Raw records:
- - - -
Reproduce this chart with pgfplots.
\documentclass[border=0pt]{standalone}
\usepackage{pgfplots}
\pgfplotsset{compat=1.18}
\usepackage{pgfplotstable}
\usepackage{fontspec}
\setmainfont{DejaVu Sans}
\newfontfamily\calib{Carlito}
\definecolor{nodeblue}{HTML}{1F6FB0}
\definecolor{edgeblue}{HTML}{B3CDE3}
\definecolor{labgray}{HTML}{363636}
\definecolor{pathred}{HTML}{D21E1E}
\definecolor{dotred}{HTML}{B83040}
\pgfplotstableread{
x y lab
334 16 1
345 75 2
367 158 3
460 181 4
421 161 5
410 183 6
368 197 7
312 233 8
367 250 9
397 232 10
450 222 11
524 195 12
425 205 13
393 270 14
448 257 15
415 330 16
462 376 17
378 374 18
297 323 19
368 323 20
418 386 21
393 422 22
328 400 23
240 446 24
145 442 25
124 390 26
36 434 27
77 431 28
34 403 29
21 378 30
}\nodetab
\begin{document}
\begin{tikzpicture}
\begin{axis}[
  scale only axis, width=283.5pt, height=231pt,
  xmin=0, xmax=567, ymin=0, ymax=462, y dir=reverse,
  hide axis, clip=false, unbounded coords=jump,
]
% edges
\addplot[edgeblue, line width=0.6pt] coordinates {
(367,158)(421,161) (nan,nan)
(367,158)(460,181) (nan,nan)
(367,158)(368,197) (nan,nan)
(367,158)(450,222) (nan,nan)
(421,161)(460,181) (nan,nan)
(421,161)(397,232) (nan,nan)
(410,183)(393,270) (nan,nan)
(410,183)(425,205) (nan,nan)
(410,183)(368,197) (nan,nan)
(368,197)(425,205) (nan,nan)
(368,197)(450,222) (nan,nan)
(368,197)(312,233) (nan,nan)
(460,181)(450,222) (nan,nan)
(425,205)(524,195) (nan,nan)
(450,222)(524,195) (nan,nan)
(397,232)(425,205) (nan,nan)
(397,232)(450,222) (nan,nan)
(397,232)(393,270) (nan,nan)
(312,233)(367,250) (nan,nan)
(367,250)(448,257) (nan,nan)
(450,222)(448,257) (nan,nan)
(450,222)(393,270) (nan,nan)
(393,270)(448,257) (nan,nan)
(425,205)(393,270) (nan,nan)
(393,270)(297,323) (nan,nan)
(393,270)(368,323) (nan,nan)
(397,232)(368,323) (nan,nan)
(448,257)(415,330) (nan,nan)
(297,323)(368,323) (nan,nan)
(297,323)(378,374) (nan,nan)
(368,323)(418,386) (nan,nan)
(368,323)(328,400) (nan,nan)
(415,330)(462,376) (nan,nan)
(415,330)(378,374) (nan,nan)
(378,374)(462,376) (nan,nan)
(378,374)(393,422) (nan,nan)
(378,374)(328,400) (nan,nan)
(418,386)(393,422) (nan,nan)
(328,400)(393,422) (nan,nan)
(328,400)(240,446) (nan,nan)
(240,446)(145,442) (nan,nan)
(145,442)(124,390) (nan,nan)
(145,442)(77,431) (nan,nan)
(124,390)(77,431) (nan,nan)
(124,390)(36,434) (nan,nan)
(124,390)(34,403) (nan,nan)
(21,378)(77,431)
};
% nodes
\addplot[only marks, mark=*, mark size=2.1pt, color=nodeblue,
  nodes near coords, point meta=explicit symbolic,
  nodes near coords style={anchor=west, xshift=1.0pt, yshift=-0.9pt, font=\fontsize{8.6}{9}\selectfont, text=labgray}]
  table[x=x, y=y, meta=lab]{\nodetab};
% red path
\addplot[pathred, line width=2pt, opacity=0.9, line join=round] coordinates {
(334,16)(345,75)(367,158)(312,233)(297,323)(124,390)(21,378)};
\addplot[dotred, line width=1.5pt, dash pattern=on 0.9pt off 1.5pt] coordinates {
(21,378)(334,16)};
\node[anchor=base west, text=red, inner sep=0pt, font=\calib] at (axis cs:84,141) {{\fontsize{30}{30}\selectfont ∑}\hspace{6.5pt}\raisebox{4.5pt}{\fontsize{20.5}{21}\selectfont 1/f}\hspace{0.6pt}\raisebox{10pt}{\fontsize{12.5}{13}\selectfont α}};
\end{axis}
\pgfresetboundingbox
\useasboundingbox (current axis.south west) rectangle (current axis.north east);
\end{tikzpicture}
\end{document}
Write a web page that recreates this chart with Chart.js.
- - - -
## INSTRUCTIONS TO FOLLOW:
Give back all the data exactly as written.

## ANSWER BELOW:
Reproduce this chart with pgfplots.
\documentclass[border=0pt]{standalone}
\usepackage{pgfplots}
\pgfplotsset{compat=1.18}
\usepackage{pgfplotstable}
\usepackage{fontspec}
\setmainfont{DejaVu Sans}
\newfontfamily\calib{Carlito}
\definecolor{nodeblue}{HTML}{1F6FB0}
\definecolor{edgeblue}{HTML}{B3CDE3}
\definecolor{labgray}{HTML}{363636}
\definecolor{pathred}{HTML}{D21E1E}
\definecolor{dotred}{HTML}{B83040}
\pgfplotstableread{
x y lab
334 16 1
345 75 2
367 158 3
460 181 4
421 161 5
410 183 6
368 197 7
312 233 8
367 250 9
397 232 10
450 222 11
524 195 12
425 205 13
393 270 14
448 257 15
415 330 16
462 376 17
378 374 18
297 323 19
368 323 20
418 386 21
393 422 22
328 400 23
240 446 24
145 442 25
124 390 26
36 434 27
77 431 28
34 403 29
21 378 30
}\nodetab
\begin{document}
\begin{tikzpicture}
\begin{axis}[
  scale only axis, width=283.5pt, height=231pt,
  xmin=0, xmax=567, ymin=0, ymax=462, y dir=reverse,
  hide axis, clip=false, unbounded coords=jump,
]
% edges
\addplot[edgeblue, line width=0.6pt] coordinates {
(367,158)(421,161) (nan,nan)
(367,158)(460,181) (nan,nan)
(367,158)(368,197) (nan,nan)
(367,158)(450,222) (nan,nan)
(421,161)(460,181) (nan,nan)
(421,161)(397,232) (nan,nan)
(410,183)(393,270) (nan,nan)
(410,183)(425,205) (nan,nan)
(410,183)(368,197) (nan,nan)
(368,197)(425,205) (nan,nan)
(368,197)(450,222) (nan,nan)
(368,197)(312,233) (nan,nan)
(460,181)(450,222) (nan,nan)
(425,205)(524,195) (nan,nan)
(450,222)(524,195) (nan,nan)
(397,232)(425,205) (nan,nan)
(397,232)(450,222) (nan,nan)
(397,232)(393,270) (nan,nan)
(312,233)(367,250) (nan,nan)
(367,250)(448,257) (nan,nan)
(450,222)(448,257) (nan,nan)
(450,222)(393,270) (nan,nan)
(393,270)(448,257) (nan,nan)
(425,205)(393,270) (nan,nan)
(393,270)(297,323) (nan,nan)
(393,270)(368,323) (nan,nan)
(397,232)(368,323) (nan,nan)
(448,257)(415,330) (nan,nan)
(297,323)(368,323) (nan,nan)
(297,323)(378,374) (nan,nan)
(368,323)(418,386) (nan,nan)
(368,323)(328,400) (nan,nan)
(415,330)(462,376) (nan,nan)
(415,330)(378,374) (nan,nan)
(378,374)(462,376) (nan,nan)
(378,374)(393,422) (nan,nan)
(378,374)(328,400) (nan,nan)
(418,386)(393,422) (nan,nan)
(328,400)(393,422) (nan,nan)
(328,400)(240,446) (nan,nan)
(240,446)(145,442) (nan,nan)
(145,442)(124,390) (nan,nan)
(145,442)(77,431) (nan,nan)
(124,390)(77,431) (nan,nan)
(124,390)(36,434) (nan,nan)
(124,390)(34,403) (nan,nan)
(21,378)(77,431)
};
% nodes
\addplot[only marks, mark=*, mark size=2.1pt, color=nodeblue,
  nodes near coords, point meta=explicit symbolic,
  nodes near coords style={anchor=west, xshift=1.0pt, yshift=-0.9pt, font=\fontsize{8.6}{9}\selectfont, text=labgray}]
  table[x=x, y=y, meta=lab]{\nodetab};
% red path
\addplot[pathred, line width=2pt, opacity=0.9, line join=round] coordinates {
(334,16)(345,75)(367,158)(312,233)(297,323)(124,390)(21,378)};
\addplot[dotred, line width=1.5pt, dash pattern=on 0.9pt off 1.5pt] coordinates {
(21,378)(334,16)};
\node[anchor=base west, text=red, inner sep=0pt, font=\calib] at (axis cs:84,141) {{\fontsize{30}{30}\selectfont ∑}\hspace{6.5pt}\raisebox{4.5pt}{\fontsize{20.5}{21}\selectfont 1/f}\hspace{0.6pt}\raisebox{10pt}{\fontsize{12.5}{13}\selectfont α}};
\end{axis}
\pgfresetboundingbox
\useasboundingbox (current axis.south west) rectangle (current axis.north east);
\end{tikzpicture}
\end{document}
Write a web page that recreates this chart with Chart.js.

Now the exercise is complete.